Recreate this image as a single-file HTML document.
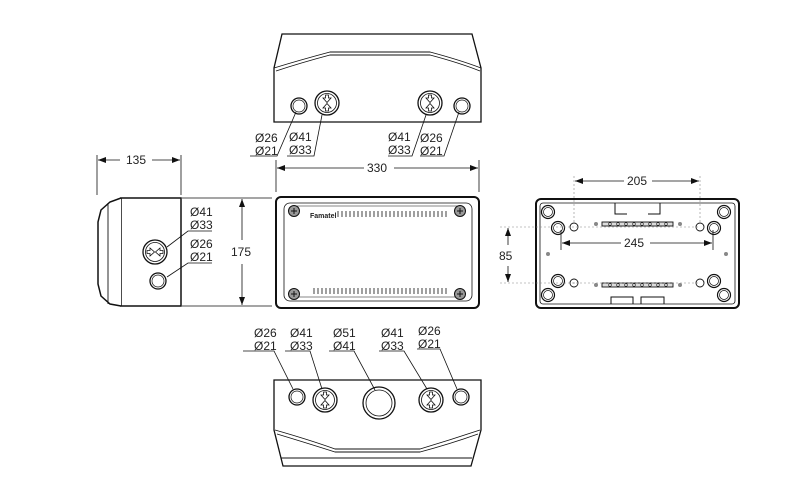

* * *

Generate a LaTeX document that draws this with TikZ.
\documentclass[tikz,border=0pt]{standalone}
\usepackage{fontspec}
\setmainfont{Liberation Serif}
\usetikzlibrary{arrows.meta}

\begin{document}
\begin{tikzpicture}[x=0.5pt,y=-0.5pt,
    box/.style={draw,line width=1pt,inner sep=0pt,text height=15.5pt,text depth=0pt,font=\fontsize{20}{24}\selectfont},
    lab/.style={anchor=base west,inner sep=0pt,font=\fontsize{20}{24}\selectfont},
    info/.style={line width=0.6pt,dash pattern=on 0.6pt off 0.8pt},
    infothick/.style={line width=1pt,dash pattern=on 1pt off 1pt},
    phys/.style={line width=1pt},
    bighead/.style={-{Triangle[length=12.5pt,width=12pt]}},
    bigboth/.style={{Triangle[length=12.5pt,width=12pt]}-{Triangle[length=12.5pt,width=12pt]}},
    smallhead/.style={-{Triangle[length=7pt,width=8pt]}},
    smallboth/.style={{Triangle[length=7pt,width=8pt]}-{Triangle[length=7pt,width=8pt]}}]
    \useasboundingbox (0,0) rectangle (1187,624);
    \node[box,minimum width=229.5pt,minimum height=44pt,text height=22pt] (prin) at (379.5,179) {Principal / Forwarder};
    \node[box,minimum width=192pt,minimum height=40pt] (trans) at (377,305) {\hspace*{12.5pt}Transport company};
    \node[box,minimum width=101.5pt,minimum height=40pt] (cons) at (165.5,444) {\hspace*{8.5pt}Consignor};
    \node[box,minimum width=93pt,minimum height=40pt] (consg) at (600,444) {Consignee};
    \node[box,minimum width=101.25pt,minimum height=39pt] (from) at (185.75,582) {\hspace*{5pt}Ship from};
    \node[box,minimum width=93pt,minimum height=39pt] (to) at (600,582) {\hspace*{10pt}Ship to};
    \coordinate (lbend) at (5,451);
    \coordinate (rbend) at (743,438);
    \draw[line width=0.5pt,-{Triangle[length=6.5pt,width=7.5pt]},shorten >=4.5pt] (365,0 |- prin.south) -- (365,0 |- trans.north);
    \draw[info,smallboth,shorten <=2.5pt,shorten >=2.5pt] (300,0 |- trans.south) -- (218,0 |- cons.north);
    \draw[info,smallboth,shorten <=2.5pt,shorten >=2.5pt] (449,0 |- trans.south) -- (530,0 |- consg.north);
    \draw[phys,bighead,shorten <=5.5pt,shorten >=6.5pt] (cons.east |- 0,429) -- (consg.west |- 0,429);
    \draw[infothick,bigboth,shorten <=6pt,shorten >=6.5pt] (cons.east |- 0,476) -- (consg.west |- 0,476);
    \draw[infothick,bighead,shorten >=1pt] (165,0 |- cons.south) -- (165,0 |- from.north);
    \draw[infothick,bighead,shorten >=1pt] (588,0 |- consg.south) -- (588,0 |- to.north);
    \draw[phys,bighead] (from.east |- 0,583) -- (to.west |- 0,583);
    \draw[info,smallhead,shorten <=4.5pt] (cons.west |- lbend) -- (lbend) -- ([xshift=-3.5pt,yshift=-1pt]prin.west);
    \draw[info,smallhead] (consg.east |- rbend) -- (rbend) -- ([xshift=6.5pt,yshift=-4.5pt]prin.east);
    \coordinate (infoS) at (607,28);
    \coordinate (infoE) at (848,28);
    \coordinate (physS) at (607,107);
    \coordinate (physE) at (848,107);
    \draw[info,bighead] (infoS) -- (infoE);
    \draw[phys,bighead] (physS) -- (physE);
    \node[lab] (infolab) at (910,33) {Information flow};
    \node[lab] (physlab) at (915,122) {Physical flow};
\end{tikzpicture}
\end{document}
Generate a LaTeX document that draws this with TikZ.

* * *

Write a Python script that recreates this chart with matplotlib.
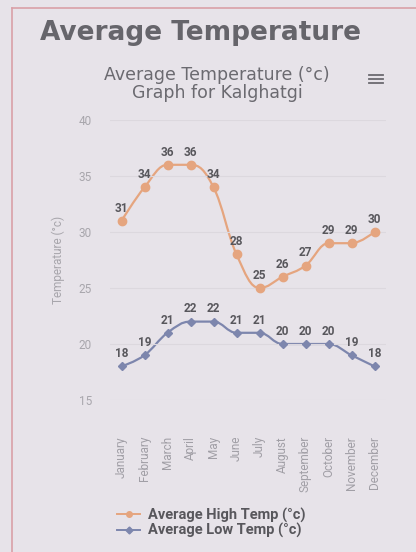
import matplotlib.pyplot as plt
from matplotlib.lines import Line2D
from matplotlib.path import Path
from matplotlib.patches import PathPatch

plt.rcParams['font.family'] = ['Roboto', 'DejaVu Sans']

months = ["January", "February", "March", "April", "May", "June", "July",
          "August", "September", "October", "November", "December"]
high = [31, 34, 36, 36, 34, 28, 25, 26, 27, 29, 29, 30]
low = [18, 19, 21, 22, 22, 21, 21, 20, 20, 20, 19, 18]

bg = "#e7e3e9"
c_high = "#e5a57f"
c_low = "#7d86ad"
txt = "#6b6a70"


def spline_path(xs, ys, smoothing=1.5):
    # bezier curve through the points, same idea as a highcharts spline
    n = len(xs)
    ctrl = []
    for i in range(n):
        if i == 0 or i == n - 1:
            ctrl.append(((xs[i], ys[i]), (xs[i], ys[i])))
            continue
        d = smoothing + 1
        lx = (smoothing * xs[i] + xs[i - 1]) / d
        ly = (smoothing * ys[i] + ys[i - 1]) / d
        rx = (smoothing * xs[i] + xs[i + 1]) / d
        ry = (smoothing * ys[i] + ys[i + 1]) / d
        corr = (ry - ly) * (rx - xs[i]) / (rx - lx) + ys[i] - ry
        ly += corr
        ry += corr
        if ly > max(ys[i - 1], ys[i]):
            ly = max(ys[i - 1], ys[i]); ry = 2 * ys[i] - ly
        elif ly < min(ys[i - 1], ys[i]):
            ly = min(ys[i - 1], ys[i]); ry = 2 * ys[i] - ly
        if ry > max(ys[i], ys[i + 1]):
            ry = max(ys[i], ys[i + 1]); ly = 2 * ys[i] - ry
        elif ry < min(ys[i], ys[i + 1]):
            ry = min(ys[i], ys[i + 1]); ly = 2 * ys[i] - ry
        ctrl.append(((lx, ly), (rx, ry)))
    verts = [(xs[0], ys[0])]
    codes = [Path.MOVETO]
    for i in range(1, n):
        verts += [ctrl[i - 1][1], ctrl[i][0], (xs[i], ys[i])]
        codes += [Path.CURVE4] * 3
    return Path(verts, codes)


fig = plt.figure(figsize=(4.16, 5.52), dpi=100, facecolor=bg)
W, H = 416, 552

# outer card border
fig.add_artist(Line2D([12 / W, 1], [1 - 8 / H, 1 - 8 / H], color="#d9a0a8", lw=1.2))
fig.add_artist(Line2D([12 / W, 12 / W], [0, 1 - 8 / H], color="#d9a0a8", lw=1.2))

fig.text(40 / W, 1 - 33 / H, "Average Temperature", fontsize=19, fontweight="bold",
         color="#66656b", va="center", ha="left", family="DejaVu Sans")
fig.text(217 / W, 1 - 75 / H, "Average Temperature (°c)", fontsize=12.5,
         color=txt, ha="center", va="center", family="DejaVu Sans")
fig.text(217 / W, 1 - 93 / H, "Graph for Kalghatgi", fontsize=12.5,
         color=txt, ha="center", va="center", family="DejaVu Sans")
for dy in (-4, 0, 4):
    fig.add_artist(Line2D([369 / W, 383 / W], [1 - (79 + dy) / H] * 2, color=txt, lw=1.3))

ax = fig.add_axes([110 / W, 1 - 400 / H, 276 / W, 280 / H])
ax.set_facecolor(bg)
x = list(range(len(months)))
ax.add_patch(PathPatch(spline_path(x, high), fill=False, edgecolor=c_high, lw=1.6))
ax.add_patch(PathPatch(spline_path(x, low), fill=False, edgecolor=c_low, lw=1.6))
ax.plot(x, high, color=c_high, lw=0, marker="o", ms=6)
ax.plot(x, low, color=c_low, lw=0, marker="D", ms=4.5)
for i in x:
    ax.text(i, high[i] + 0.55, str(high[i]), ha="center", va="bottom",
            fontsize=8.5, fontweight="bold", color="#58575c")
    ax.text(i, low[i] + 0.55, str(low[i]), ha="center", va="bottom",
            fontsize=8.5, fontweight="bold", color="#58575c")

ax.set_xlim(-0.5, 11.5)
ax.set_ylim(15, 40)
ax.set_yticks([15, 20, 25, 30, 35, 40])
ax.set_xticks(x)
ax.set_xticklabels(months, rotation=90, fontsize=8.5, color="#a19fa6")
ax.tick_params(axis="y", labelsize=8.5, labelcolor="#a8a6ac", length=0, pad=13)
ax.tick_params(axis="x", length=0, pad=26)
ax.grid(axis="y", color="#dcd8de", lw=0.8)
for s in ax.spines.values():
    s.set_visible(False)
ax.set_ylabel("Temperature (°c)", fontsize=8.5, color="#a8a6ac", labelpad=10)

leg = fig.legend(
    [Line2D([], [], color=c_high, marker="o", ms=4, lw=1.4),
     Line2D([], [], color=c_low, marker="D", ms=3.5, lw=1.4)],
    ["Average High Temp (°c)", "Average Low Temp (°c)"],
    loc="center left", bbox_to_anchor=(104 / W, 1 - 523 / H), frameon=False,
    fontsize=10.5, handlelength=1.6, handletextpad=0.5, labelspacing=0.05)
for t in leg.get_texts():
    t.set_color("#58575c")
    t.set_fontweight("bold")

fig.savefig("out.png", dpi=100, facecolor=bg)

_Job_. What is the number of lines in the listing that include the word "this"? Give that number and nothing else.

_Output of the exercise_. 4